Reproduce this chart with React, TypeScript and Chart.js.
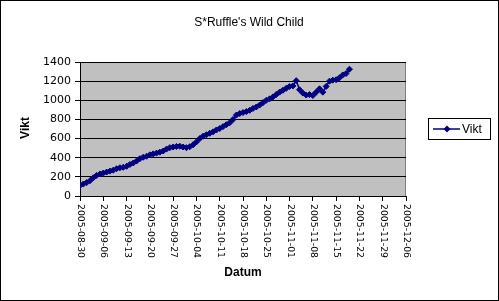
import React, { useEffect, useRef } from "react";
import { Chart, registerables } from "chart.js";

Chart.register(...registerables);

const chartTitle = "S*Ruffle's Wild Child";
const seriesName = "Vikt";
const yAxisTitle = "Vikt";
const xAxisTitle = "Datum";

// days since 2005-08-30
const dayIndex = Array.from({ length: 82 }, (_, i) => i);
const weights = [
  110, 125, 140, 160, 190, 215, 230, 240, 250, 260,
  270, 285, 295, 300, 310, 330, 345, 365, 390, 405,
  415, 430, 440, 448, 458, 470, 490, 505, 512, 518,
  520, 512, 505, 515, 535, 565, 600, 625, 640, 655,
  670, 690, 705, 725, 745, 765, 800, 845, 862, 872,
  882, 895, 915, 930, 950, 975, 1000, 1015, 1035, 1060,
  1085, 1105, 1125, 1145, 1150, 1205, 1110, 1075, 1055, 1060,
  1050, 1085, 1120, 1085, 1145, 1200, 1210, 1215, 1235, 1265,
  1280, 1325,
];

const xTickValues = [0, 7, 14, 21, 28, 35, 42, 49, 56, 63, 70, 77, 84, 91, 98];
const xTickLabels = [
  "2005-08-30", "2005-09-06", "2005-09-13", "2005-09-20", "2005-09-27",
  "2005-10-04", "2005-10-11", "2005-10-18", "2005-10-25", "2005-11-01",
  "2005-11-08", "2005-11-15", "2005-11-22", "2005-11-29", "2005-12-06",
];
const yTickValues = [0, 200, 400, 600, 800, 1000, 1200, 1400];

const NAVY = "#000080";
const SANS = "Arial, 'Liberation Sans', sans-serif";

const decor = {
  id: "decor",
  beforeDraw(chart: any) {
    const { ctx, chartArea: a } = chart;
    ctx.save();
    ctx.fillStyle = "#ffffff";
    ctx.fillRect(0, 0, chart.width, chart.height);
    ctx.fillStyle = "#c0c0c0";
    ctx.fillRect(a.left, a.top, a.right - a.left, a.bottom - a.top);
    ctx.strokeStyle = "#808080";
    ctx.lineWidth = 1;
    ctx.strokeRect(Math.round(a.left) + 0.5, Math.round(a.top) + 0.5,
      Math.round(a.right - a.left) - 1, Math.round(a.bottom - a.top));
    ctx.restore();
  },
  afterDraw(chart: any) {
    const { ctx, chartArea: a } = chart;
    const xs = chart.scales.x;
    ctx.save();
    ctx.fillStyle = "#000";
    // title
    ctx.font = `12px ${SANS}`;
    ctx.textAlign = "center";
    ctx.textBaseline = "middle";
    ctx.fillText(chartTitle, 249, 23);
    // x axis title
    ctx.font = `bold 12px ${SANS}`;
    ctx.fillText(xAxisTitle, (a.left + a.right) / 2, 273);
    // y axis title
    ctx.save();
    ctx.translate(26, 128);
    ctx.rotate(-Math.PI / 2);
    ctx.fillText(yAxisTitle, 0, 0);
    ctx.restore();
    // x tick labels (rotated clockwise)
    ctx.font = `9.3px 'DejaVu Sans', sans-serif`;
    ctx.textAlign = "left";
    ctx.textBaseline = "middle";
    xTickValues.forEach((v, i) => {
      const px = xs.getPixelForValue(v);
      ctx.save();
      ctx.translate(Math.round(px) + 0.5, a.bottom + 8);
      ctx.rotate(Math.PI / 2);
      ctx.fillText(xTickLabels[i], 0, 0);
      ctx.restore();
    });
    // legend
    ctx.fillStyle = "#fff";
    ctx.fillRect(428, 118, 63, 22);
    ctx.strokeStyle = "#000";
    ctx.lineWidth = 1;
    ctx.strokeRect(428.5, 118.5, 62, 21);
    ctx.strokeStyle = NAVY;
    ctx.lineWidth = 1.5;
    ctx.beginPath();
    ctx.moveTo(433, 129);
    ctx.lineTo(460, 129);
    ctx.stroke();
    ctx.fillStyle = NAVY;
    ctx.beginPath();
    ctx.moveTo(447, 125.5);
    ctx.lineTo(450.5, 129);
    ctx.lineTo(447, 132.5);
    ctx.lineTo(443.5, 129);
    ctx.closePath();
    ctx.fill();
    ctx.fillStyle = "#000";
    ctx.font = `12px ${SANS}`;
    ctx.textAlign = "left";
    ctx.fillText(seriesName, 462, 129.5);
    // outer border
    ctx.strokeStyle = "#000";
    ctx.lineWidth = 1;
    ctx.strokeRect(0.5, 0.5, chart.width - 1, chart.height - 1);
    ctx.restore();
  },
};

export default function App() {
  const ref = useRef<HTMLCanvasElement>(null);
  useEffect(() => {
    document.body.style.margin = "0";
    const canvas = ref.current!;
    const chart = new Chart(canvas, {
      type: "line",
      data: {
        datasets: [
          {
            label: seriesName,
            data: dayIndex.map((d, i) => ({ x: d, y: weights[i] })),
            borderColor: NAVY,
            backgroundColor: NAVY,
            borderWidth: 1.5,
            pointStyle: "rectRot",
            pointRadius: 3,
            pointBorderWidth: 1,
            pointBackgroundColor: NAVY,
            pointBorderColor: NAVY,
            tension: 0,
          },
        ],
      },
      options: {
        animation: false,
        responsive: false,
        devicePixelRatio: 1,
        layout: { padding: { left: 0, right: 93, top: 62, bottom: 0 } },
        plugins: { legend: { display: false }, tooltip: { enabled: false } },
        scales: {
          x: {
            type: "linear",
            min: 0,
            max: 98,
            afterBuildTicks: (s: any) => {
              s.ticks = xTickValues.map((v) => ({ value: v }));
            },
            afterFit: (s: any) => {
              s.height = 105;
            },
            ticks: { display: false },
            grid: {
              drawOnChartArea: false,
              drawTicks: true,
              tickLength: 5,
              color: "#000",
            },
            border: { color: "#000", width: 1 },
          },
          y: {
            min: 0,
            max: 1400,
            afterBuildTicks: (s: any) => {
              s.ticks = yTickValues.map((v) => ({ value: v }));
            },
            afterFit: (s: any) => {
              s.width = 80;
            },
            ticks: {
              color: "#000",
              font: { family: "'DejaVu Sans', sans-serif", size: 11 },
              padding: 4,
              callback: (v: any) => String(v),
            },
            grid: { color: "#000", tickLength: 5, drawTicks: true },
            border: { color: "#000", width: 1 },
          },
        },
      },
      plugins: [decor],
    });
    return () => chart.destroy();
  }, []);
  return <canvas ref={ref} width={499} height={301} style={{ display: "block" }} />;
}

====

## Task brief
From the opening line of the listing above through the line bearing "Chart.register(...registerables);", repeat each line exactly. Drop every picture.

## Complete response
Reproduce this chart with React, TypeScript and Chart.js.
import React, { useEffect, useRef } from "react";
import { Chart, registerables } from "chart.js";

Chart.register(...registerables);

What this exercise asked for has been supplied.